Early Detection research projects

Friday, June 18, 2021
PanKind are committed to funding impactful research including projects to detect pancreatic cancer earlier

Since our inception, PanKind have been committed to funding impactful research that furthers the understanding of pancreatic cancer, including projects to detect the cancer earlier and provide better treatment options to improve survival outcomes.Our Early Detection Initiative demonstrates our increased focus and commitment to driving research that will quickly progress early detection for pancreatic cancer.

Michelle Stewart, PanKind CEO says “We are extremely proud to launch the PanKind Early Detection Initiative and immediately announce $465,000 in funding for two new research projects led by QIMR Berghofer Medical Research Institute and The Jreissati Family Pancreatic Centre at Epworth, to increase the proportion of patients diagnosed with operable disease through early detection. PanKind hope this initial funding opens the doors for increased focus and further funding into the early detection of pancreatic cancer.”

The project led by QIMR Berghofer is an Australian-led international research collaboration with a specific focus on early detection of pancreatic cancer, involving over 13 groups of scientists, clinicians and policymakers in Australia, New Zealand and the US. Professor Rachel Neale, Head of the Cancer Aetiology and Prevention Laboratory at QIMR Berghofer Medical Research Institute, is the Principal Investigator for an exciting new approach to pancreatic cancer detection.

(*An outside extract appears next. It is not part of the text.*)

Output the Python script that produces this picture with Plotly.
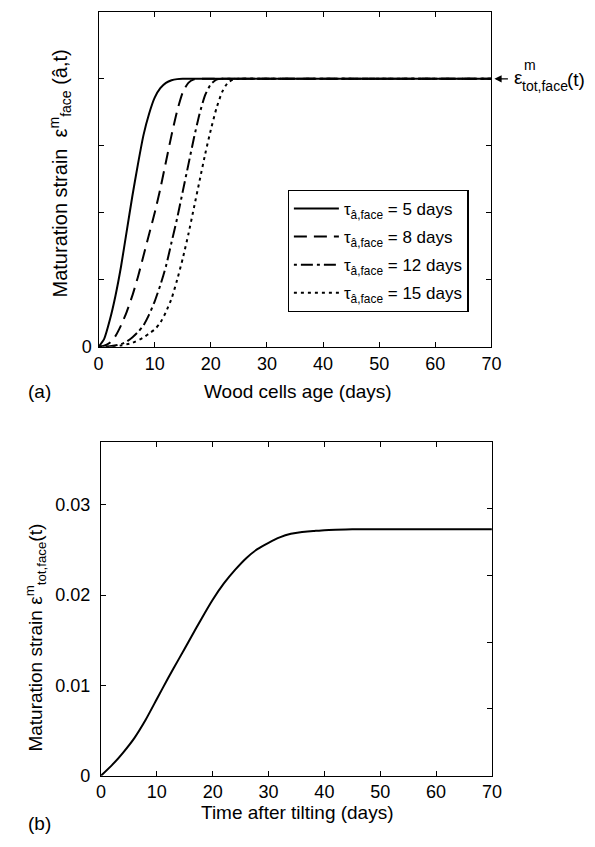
import plotly.graph_objects as go

# ---- Data ----
# Panel (a): normalised maturation strain vs wood cell age, for 4 values of tau
t_tau5 = [0, 1, 2, 3, 4, 5, 6, 7, 8, 9, 10, 11, 12, 13, 14, 15, 16, 70]
f_tau5 = [0, 0.03, 0.10, 0.19, 0.30, 0.43, 0.56, 0.68, 0.79, 0.87, 0.93, 0.965, 0.985, 0.995, 0.999, 1, 1, 1]

t_tau8 = [0, 1, 2, 3, 4, 5, 6, 7, 8, 9, 10, 11, 12, 13, 14, 15, 16, 17, 18, 19, 70]
f_tau8 = [0, 0.004, 0.015, 0.04, 0.08, 0.13, 0.19, 0.26, 0.34, 0.42, 0.50, 0.59, 0.69, 0.79, 0.88, 0.95, 0.985, 0.998, 1, 1, 1]

t_tau12 = [0, 2, 4, 5, 6, 7, 8, 9, 10, 11, 12, 13, 14, 15, 16, 17, 18, 19, 20, 21, 22, 23, 70]
f_tau12 = [0, 0.002, 0.01, 0.02, 0.035, 0.055, 0.08, 0.12, 0.17, 0.23, 0.30, 0.39, 0.48, 0.58, 0.68, 0.78, 0.87, 0.94, 0.98, 0.997, 1, 1, 1]

t_tau15 = [0, 2, 4, 6, 8, 9, 10, 11, 12, 13, 14, 15, 16, 17, 18, 19, 20, 21, 22, 23, 24, 25, 26, 70]
f_tau15 = [0, 0.001, 0.005, 0.015, 0.035, 0.05, 0.065, 0.09, 0.13, 0.18, 0.25, 0.33, 0.42, 0.52, 0.62, 0.72, 0.81, 0.89, 0.95, 0.985, 0.998, 1, 1, 1]

legend_names = ["τ<sub>â,face</sub> = 5 days", "τ<sub>â,face</sub> = 8 days",
                "τ<sub>â,face</sub> = 12 days", "τ<sub>â,face</sub> = 15 days"]

# Panel (b): total maturation strain vs time after tilting
t_tilt = [0, 2, 4, 6, 8, 10, 12, 14, 16, 18, 20, 22, 24, 26, 28, 30, 32, 34, 36, 38, 40, 42, 45, 50, 55, 70]
eps_tot = [0, 0.0012, 0.0026, 0.0042, 0.0062, 0.0085, 0.0108, 0.0130, 0.0152, 0.0174, 0.0195,
           0.0213, 0.0228, 0.0241, 0.0251, 0.0258, 0.0264, 0.0268, 0.0270, 0.0271, 0.0272,
           0.02725, 0.0273, 0.0273, 0.0273, 0.0273]

x_ticks = [0, 10, 20, 30, 40, 50, 60, 70]
ya_ticks = [0, 0.25, 0.5, 0.75, 1.0, 1.25]
yb_ticks = [0, 0.01, 0.02, 0.03]
yb_ticktext = ["0", "0.01", "0.02", "0.03"]

FONT = "Arial, Liberation Sans, sans-serif"
W, H = 595, 847

def px(x):
    return x / W

def py(y):
    return 1 - y / H

fig = go.Figure()

styles = [dict(dash="solid"), dict(dash="13px,7px"), dict(dash="3px,4px,12px,4px"), dict(dash="3px,4px")]
series = [(t_tau5, f_tau5), (t_tau8, f_tau8), (t_tau12, f_tau12), (t_tau15, f_tau15)]
for i, ((tt, ff), st, nm) in enumerate(zip(series, styles, legend_names)):
    fig.add_trace(go.Scatter(x=tt, y=ff, mode="lines", name=nm, legendgroup=f"g{i}",
                             line=dict(color="black", width=2, shape="spline", smoothing=0.6, **st),
                             xaxis="x", yaxis="y"))

fig.add_trace(go.Scatter(x=t_tilt, y=eps_tot, mode="lines", showlegend=False,
                         line=dict(color="black", width=2, shape="spline", smoothing=0.6),
                         xaxis="x2", yaxis="y2"))

axis_common = dict(showgrid=False, zeroline=False, showline=True, linecolor="black", linewidth=1.2,
                   ticks="inside", ticklen=5, tickwidth=1, tickcolor="black",
                   tickfont=dict(family=FONT, size=18, color="black"))

fig.update_layout(
    width=W, height=H, autosize=False,
    margin=dict(l=0, r=0, t=0, b=0),
    paper_bgcolor="white", plot_bgcolor="white",
    font=dict(family=FONT, color="black"),
    xaxis=dict(domain=[px(96), px(499)], anchor="y", range=[0, 70], tickvals=x_ticks,
               mirror="ticks", **axis_common),
    yaxis=dict(domain=[py(351), py(12)], anchor="x", range=[0, 1.25], tickvals=ya_ticks,
               ticktext=["0", "", "", "", "", ""], mirror="ticks", ticklabelstandoff=2, **axis_common),
    xaxis2=dict(domain=[px(98.5), px(499.5)], anchor="y2", range=[0, 70], tickvals=x_ticks,
                mirror="ticks", **axis_common),
    yaxis2=dict(domain=[py(785), py(447)], anchor="x2", range=[0, 0.037], tickvals=yb_ticks,
                ticktext=yb_ticktext, mirror=True, ticklabelstandoff=6, **axis_common),
    yaxis3=dict(overlaying="y2", anchor="x2", side="right", range=[0, 1.25],
                tickvals=ya_ticks[1:-1], showticklabels=False, showgrid=False, zeroline=False,
                showline=False, ticks="inside", ticklen=5, tickwidth=1, tickcolor="black"),
    legend=dict(x=px(290), y=py(192), xanchor="left", yanchor="top",
                bgcolor="white", bordercolor="black", borderwidth=1.2,
                font=dict(family=FONT, size=17, color="black"), itemwidth=45,
                tracegroupgap=3),
)

# invisible trace to activate yaxis3
fig.add_trace(go.Scatter(x=[None], y=[None], xaxis="x2", yaxis="y3", showlegend=False, hoverinfo="skip"))

ann = []
def text(x, y, s, size=19, angle=0, xanchor="center", yanchor="middle"):
    ann.append(dict(x=px(x), y=py(y), xref="paper", yref="paper", text=s, showarrow=False,
                    textangle=angle, xanchor=xanchor, yanchor=yanchor,
                    font=dict(family=FONT, size=size, color="black")))

text(301, 396, "Wood cells age (days)")
text(300, 822, "Time after tilting (days)")
text(35, 396, "(a)")
text(35, 833, "(b)")
text(57, 176, "Maturation strain  ε<sup>m</sup><sub>face</sub> (â,t)", size=20, angle=-90)
text(31, 645, "Maturation strain ε<sup>m</sup><sub>tot,face</sub>(t)", size=19, angle=-90)

# plateau annotation on panel (a)
ann.append(dict(x=70, y=1.0, xref="x", yref="y", ax=18, ay=0, axref="pixel", ayref="pixel",
                text="", showarrow=True, arrowhead=2, arrowsize=1.2, arrowwidth=1.2,
                arrowcolor="black", standoff=3))
text(520, 78, "ε", size=19, xanchor="left")
text(530, 66, "m", size=14, xanchor="left")
text(528, 87, "tot,face", size=14, xanchor="left")
text(574, 80, "(t)", size=19, xanchor="left")

fig.update_layout(annotations=ann)
fig.write_html("out.html", post_script="document.body.style.margin='0';",
               config={"displayModeBar": False})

“Unfortunately screening all Australians for pancreatic cancer is not a viable option. Instead, we are looking to identify who is most at risk of pancreatic cancer and to determine whether monitoring this group would lead to better outcomes. Hopefully that will enable us to detect and treat pancreatic cancer earlier and learn more about the disease. To do this we will be linking the national data of thousands of patients who had pancreatic cancer over the last 15 years. We will use sophisticated machine-learning methods to predict people’s risk of pancreatic cancer. By making the most of existing data we can hopefully understand more about the disease faster,” says Professor Neale.

This project also focuses on reducing delays in diagnosis in general practice. Many patients and families tell stories of a distressing journey to diagnosis of pancreatic cancer. It is important that the extent, causes, and consequences of this are quantified, and that patients and general practitioners are supported to ensure prompt diagnosis. The project team has already developed a preliminary decision support tool. During this project, the tool will be further refined and made available for use by clinicians and consumers. This component of the study will be supported by Viatris, a global healthcare company focused on empowering people worldwide to live healthier at every stage of life.

The second project is led by Associate Professor Andrew Metz at the Jreissati Family Pancreatic Centre at Epworth. Funded in partnership with Tour De Cure and the Woolworths Wheels and Walks collaboration, this project, for the first time, brings together the disciplines of gastroenterology and endocrinology to unify their different perspectives of pancreatic disease. Previous research has shown there is a link between pancreatic cancer and late onset diabetes, and understanding the specific factors that lead to a diagnosis of pancreatic cancer for a small group of these people with diabetes, may provide us with a novel and cost-effective screening test.  

"We know malignant pancreatic disease is very difficult to diagnose. We know there's data that shows pancreatic cancer patients have presented to their GP a minimum of three to six times before pancreatic cancer has been considered. A cost-effective screening test will likely save lives," says Associate Professor Metz.